QueryStream: Advancing Streaming Video Understanding with Query-Aware Pruning and Proactive Response
Abstract
The increasing demand for real-time interaction in online video scenarios necessitates a new class of efficient streaming video understanding models. However, existing approaches often rely on a flawed, query-agnostic ``change-is-important'' principle, which conflates visual dynamics with semantic relevance, leading to computational waste and interaction errors. To address this, we propose QueryStream, a novel framework that instills query-awareness into the core of video processing and response scheduling. QueryStream features two synergistic components: (1) Query-Aware Differential Pruning (QDP), a policy that filters the token stream by jointly assessing semantic relevance to the query and temporal novelty against a dynamically smoothed history, and (2) Relevance-Triggered Active Response (RTAR), a dual-gated mechanism that schedules responses based on both high query relevance and significant information density.
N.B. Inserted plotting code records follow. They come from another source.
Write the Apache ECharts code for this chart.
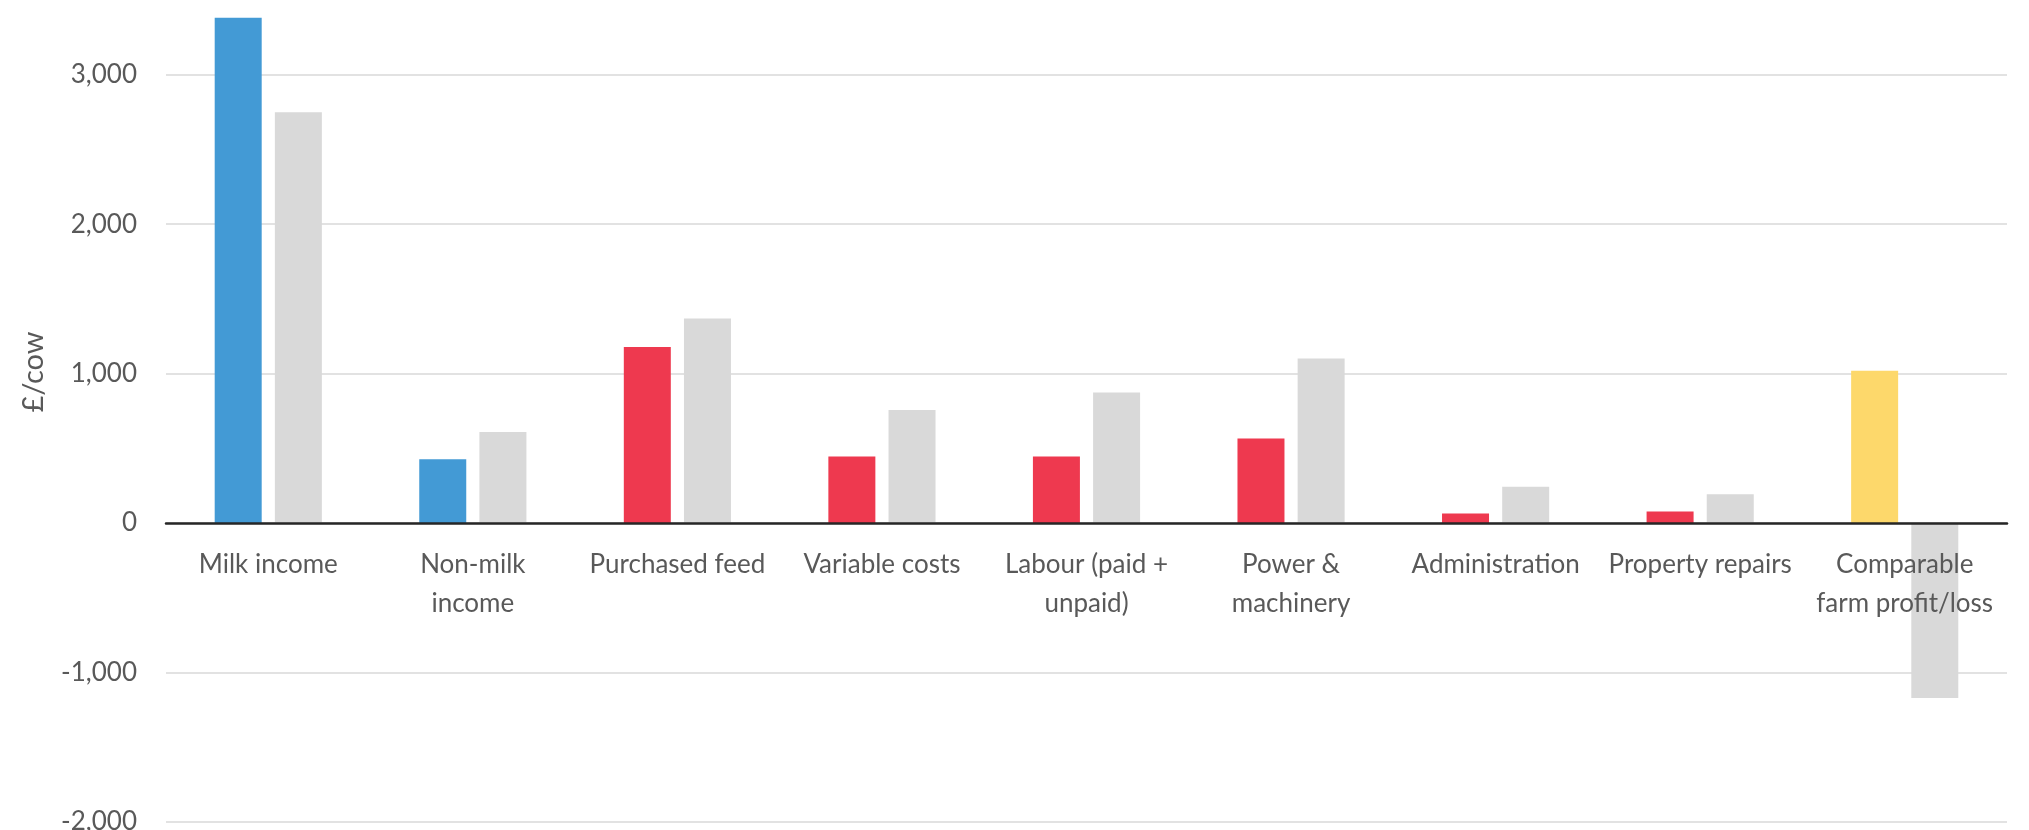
<!DOCTYPE html>
<html>
<head>
<meta charset="utf-8">
<script src="https://cdn.jsdelivr.net/npm/echarts@6/dist/echarts.min.js"></script>
<style>
  html, body { margin: 0; padding: 0; background: #ffffff; }
  #chart { width: 2029px; height: 830px; }
</style>
</head>
<body>
<div id="chart"></div>
<script>
const categories = [
  "Milk income",
  "Non-milk\nincome",
  "Purchased feed",
  "Variable costs",
  "Labour (paid +\nunpaid)",
  "Power &\nmachinery",
  "Administration",
  "Property repairs",
  "Comparable\nfarm profit/loss"
];
const farmValues = [3382, 427, 1179, 445, 445, 566, 65, 78, 1019];
const farmColors = ["#439AD5", "#439AD5", "#EE394F", "#EE394F", "#EE394F", "#EE394F", "#EE394F", "#EE394F", "#FDD86B"];
const benchmarkValues = [2749, 609, 1369, 757, 874, 1101, 243, 193, -1170];
const yTicks = [-2000, -1000, 0, 1000, 2000, 3000];
const yMin = -2000, yMax = 3500;

const chart = echarts.init(document.getElementById('chart'), null, { renderer: 'canvas' });
const fontFamily = 'Lato, "Open Sans", sans-serif';
const gridTop = 0, gridBottom = 8, chartH = 830;
const plotH = chartH - gridTop - gridBottom;
// pixel distance from the grid bottom up to the value 0
const zeroOffset = -plotH * (0 - yMin) / (yMax - yMin);

chart.setOption({
  animation: false,
  backgroundColor: '#ffffff',
  grid: {
    left: 166, right: 22, top: gridTop, bottom: gridBottom,
    containLabel: false,
    outerBoundsMode: 'none'
  },
  xAxis: {
    type: 'category',
    data: categories,
    offset: zeroOffset,
    axisTick: { show: false },
    axisLine: { onZero: false, lineStyle: { color: '#262626', width: 2.5 } },
    axisLabel: {
      interval: 0,
      margin: 22,
      color: '#595959',
      fontFamily: fontFamily,
      fontSize: 26,
      lineHeight: 39,
      align: 'center'
    },
    z: 5
  },
  yAxis: {
    type: 'value',
    min: yMin,
    max: yMax,
    interval: 1000,
    name: '£/cow',
    nameLocation: 'middle',
    nameGap: 118,
    nameRotate: 90,
    nameTextStyle: {
      color: '#595959',
      fontFamily: fontFamily,
      fontSize: 29,
      padding: [0, 0, 0, 78]
    },
    axisLine: { show: false },
    axisTick: { show: false },
    axisLabel: {
      margin: 29,
      color: '#595959',
      fontFamily: fontFamily,
      fontSize: 26,
      showMaxLabel: false,
      formatter: function (v) {
        return yTicks.indexOf(v) >= 0 ? v.toLocaleString('en-US') : '';
      }
    },
    splitLine: { show: true, showMaxLine: false, lineStyle: { color: '#D9D9D9', width: 1.5 } }
  },
  series: [
    {
      type: 'bar',
      name: 'Farm',
      barWidth: 47,
      barGap: '28%',
      data: farmValues.map(function (v, i) {
        return { value: v, itemStyle: { color: farmColors[i] } };
      }),
      z: 2
    },
    {
      type: 'bar',
      name: 'Benchmark',
      barWidth: 47,
      barGap: '28%',
      itemStyle: { color: '#D9D9D9' },
      data: benchmarkValues,
      z: 2
    }
  ]
});
</script>
</body>
</html>
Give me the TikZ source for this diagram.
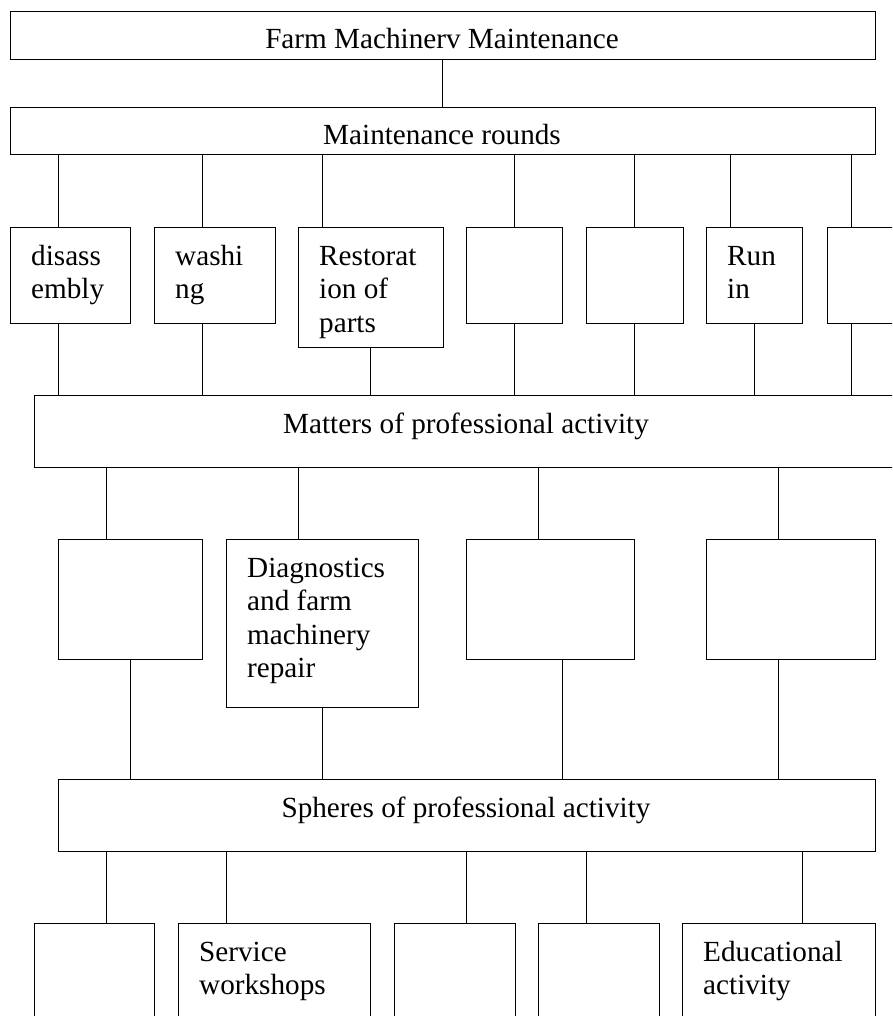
\documentclass[tikz,border=0pt]{standalone}
\usepackage{fontspec}
\setmainfont{Liberation Serif}
\tikzset{
  box/.style={draw=black, line width=1.3pt, inner sep=0pt, anchor=north west, fill=white},
  conn/.style={draw=black, line width=1pt},
  lbl/.style={inner sep=0pt, font=\fontsize{29.2}{33.6}\selectfont},
  ctr/.style={lbl, anchor=base},
  lft/.style={lbl, anchor=base west},
}
% rectangle given by its top-left and bottom-right corners (y grows downwards)
\newcommand\boxat[5]{%
  \node[box, minimum width={(#4-#2)*1pt}, minimum height={(#5-#3)*1pt}] (#1) at (#2,#3) {};}
% vertical connector at abscissa #3 from the bottom of #1 to the top of #2
\newcommand\link[3]{\draw[conn] (#1.south -| #3,0) -- (#2.north -| #3,0);}
% multi-line text block, first baseline 38 below the top edge, 21 in from the left
\newcommand\mtext[3]{%
  \node[lft] (#1) at ([shift={(21,38)}]#2.north west) {\parbox[t]{300pt}{\raggedright #3}};}
\begin{document}
\begin{tikzpicture}[x=1pt, y=-1pt]
\useasboundingbox (0,0) rectangle (892,1016);
\clip (0,0) rectangle (892,1016);
\fill[white] (0,0) rectangle (892,1016);

% level 0 and 1
\boxat{fmm}{10}{11}{875}{59}
\boxat{rounds}{10}{107}{875}{154}
\node[ctr] (tfmm) at (442,49) {Farm Machinerv Maintenance};
\node[ctr] (trounds) at (442,145) {Maintenance rounds};
\link{fmm}{rounds}{442}

% maintenance operations
\boxat{dis}{10}{227}{130}{323}
\boxat{wash}{154}{227}{275}{323}
\boxat{rest}{298}{227}{443}{347}
\boxat{opd}{466}{227}{562}{323}
\boxat{ope}{586}{227}{683}{323}
\boxat{run}{706}{227}{802}{323}
\boxat{opg}{827}{227}{924}{323}
\mtext{tdis}{dis}{disass\\embly}
\mtext{twash}{wash}{washi\\ng}
\mtext{trest}{rest}{Restorat\\ion of\\parts}
\mtext{trun}{run}{Run\\in}

\link{rounds}{dis}{58}
\link{rounds}{wash}{202}
\link{rounds}{rest}{322}
\link{rounds}{opd}{514}
\link{rounds}{ope}{634}
\link{rounds}{run}{730}
\link{rounds}{opg}{851}

% matters of professional activity
\boxat{matters}{34}{395}{898}{467}
\node[ctr] (tmatters) at (466,433) {Matters of professional activity};
\link{dis}{matters}{58}
\link{wash}{matters}{202}
\link{rest}{matters}{370}
\link{opd}{matters}{514}
\link{ope}{matters}{634}
\link{run}{matters}{754}
\link{opg}{matters}{851}

\boxat{ma}{58}{539}{202}{659}
\boxat{diag}{226}{539}{418}{707}
\boxat{mc}{466}{539}{634}{659}
\boxat{md}{706}{539}{875}{659}
\mtext{tdiag}{diag}{Diagnostics\\and farm\\machinery\\repair}
\link{matters}{ma}{106}
\link{matters}{diag}{298}
\link{matters}{mc}{538}
\link{matters}{md}{778}

% spheres of professional activity
\boxat{spheres}{58}{779}{875}{851}
\node[ctr] (tspheres) at (466,817) {Spheres of professional activity};
\link{ma}{spheres}{130}
\link{diag}{spheres}{322}
\link{mc}{spheres}{562}
\link{md}{spheres}{778}

\boxat{sa}{34}{923}{154}{1080}
\boxat{serv}{178}{923}{370}{1080}
\boxat{sc}{394}{923}{515}{1080}
\boxat{sd}{538}{923}{659}{1080}
\boxat{edu}{682}{923}{875}{1080}
\mtext{tserv}{serv}{Service\\workshops}
\mtext{tedu}{edu}{Educational\\activity}
\link{spheres}{sa}{106}
\link{spheres}{serv}{226}
\link{spheres}{sc}{466}
\link{spheres}{sd}{586}
\link{spheres}{edu}{802}
\end{tikzpicture}
\end{document}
As a lightweight, training-free module, QueryStream establishes a new state-of-the-art on benchmarks like StreamingBench and OVO-Bench, matching or exceeding the performance of full-token baselines while pruning over 70\% of visual tokens. Notably, our pruning mechanism generalizes to offline tasks, where it functions as an effective context-denoising module to improve accuracy on long-form videos. This work not only reveals the vast semantic redundancy in video streams relative to user intent but also establishes a promising, intent-driven direction for truly efficient and robust online video understanding.